I’m at Write the Docs today in Portland and will be posting notes from sessions throughout the day. These are all posted right after a talk finishes so they’re rough around the edges.
Ashleigh started at Google in 2004 as a data center hardware technician. In 2010 she got involved with a team of tech writers working on API documentation. The story she told was of how Google’s CMS came to be.
Google now has so many developer products it fills a periodic table. Literally. They made one.
Scaling problems can show up so gradually, you barely notice them until you’re already in big trouble. This happened for Google with their CMS. What worked in 2005 was horribly broken by 2010.
In 2005 Google had just hired Chris DiBona as the head of Open Source at Google. He started by focusing on getting Google to contribute more to Open Source projects. They created code.google.com as a place for them to share code. When they launched this it was an introductory place to put some code. They started with documentation around their 10 APIs at the time. It’s build using EZT, or EaZy Templating. It’s a simple markup language you can use to define build objects in your documentation.
Google’s code site was optimized for small files, about 256K, and cached things in memory. This grew from Google’s issues scaling the hardware impacts of their consumption at the time. It was a time when a gigabyte of storage was still a lot.
In 2006 Google launched Project Hosting. In the days before Github this mean that they had a place to host and share open code projects.
By 2010 the builds for code.google.com started running in to serious issues. New docs weren’t going live and they were hitting consistent errors. Files were taking almost 45 minutes to build. This meant that a tech writer working on a document had to give themselves a 45 minute lead time. A new project document set to launch at 2pm had to be filed at 1pm. Any typo or issue in the doc submitted meant another 45 minute delay. All of that was compounded by the fact that each build would fail with a typo in any new doc.
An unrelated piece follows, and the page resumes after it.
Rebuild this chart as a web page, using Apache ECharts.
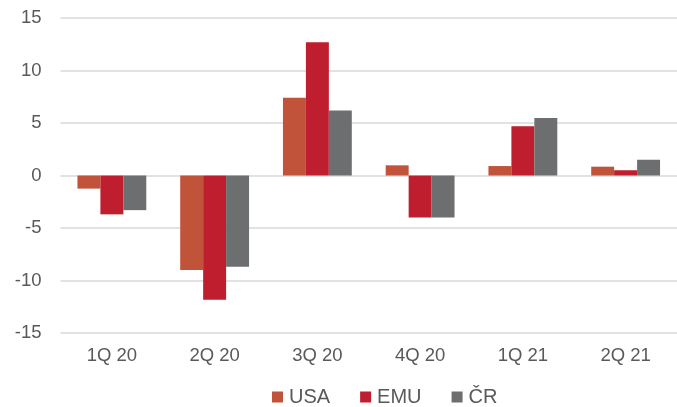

One doc with an issue caused problems with new docs across all services.
There were other failures, too. Outside of writer mistakes they hit issues with disk I/O. This caused them to push the build cron jobs back to once every 2 hours. The fun part of that was that to pull any technical documentation down from the web also took 2 hours. Picture how awesome that is when you accidentally publish something. This 2 hour turn around time just didn’t work for how Google wanted to publish technical content.
They faced a choice between a band-aid fix and pushing the reset button on their CMS. They decided to develop a CMS that was actually meant for developer documentation. A team of people worked on this new site and the new CMS. The product of this was developers.google.com.
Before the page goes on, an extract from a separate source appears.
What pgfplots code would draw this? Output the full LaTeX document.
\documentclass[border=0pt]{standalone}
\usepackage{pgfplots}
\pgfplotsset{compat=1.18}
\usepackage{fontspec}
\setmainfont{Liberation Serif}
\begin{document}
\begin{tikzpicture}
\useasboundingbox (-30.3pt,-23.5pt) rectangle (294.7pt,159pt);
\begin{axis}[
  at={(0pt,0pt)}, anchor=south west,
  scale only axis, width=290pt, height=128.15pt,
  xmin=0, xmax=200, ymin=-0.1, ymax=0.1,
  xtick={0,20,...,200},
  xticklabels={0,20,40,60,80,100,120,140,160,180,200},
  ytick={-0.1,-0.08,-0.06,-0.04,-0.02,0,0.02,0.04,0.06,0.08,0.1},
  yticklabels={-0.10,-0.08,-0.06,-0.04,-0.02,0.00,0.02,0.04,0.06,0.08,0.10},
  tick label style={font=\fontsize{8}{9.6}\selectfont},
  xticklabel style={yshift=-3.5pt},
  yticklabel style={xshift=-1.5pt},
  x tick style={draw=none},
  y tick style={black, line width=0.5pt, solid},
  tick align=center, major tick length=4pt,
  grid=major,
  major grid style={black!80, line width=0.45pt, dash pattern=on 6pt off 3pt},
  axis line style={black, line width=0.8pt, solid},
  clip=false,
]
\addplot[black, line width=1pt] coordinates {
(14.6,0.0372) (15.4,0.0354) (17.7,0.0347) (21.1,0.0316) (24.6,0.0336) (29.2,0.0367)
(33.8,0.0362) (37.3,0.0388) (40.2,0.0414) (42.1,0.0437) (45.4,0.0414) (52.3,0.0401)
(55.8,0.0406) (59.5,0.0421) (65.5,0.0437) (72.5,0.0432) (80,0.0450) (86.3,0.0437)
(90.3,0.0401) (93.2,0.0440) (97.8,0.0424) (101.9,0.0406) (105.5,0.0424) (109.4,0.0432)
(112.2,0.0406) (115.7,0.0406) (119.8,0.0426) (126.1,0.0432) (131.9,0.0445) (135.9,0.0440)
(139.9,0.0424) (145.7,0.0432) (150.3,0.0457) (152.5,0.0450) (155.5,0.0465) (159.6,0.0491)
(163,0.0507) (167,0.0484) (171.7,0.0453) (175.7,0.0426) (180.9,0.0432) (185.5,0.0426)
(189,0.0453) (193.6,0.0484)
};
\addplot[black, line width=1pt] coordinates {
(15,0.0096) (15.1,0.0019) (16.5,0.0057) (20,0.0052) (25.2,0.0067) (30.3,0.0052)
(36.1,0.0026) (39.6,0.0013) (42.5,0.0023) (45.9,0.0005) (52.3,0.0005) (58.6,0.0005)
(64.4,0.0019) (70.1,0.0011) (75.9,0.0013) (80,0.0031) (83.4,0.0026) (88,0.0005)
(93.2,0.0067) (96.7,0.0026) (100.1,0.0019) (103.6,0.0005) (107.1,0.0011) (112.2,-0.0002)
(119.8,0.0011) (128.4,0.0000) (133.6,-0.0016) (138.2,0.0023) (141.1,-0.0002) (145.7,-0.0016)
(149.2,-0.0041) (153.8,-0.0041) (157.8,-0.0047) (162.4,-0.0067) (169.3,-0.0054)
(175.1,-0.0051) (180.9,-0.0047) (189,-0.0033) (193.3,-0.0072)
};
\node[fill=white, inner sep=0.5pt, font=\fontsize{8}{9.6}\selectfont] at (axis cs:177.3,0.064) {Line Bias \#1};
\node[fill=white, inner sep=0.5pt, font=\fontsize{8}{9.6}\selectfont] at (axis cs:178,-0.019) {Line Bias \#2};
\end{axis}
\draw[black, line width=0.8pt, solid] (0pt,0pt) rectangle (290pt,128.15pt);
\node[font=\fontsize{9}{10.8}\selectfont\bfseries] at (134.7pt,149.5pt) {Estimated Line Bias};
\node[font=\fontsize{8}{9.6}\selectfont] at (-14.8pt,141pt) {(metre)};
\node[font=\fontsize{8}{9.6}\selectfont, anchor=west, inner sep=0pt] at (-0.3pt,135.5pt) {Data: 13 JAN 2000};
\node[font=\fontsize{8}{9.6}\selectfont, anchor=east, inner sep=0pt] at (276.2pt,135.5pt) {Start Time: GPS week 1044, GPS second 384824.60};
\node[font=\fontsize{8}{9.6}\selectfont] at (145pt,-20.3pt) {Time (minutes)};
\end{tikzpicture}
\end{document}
Google’s new developer site as built differently. Gone were the days of having to do everything manually. Since Google now had App Engine they were able to leverage this as the platform from which they could build docs. Using Django nonrel so that they could work with the Django framework with the non-relational database structure of App Engine.
By moving the CMS away from EZT they avoided relying upon a site-wide build. Now they could build only what the writer asks for, when the writer asks for it. Syntax errors now returned in 60 seconds, not 60 minutes. And, your syntax errors don’t affect the system, just you. One downside to no site-wide builds is that when changes (for example, with pricing) happen outside the document tree Google has to manually rebuild the document to reflect the new pricing structure.
In late-2011 they started the process of migrating over to the new site. With 80,000 documents that’s a slow process. The problem is that it split their code documentation across 2 sites. It was a short-term issue that would eventually be fixed. The goal was to complete the move by May 2012 and all went smoothly.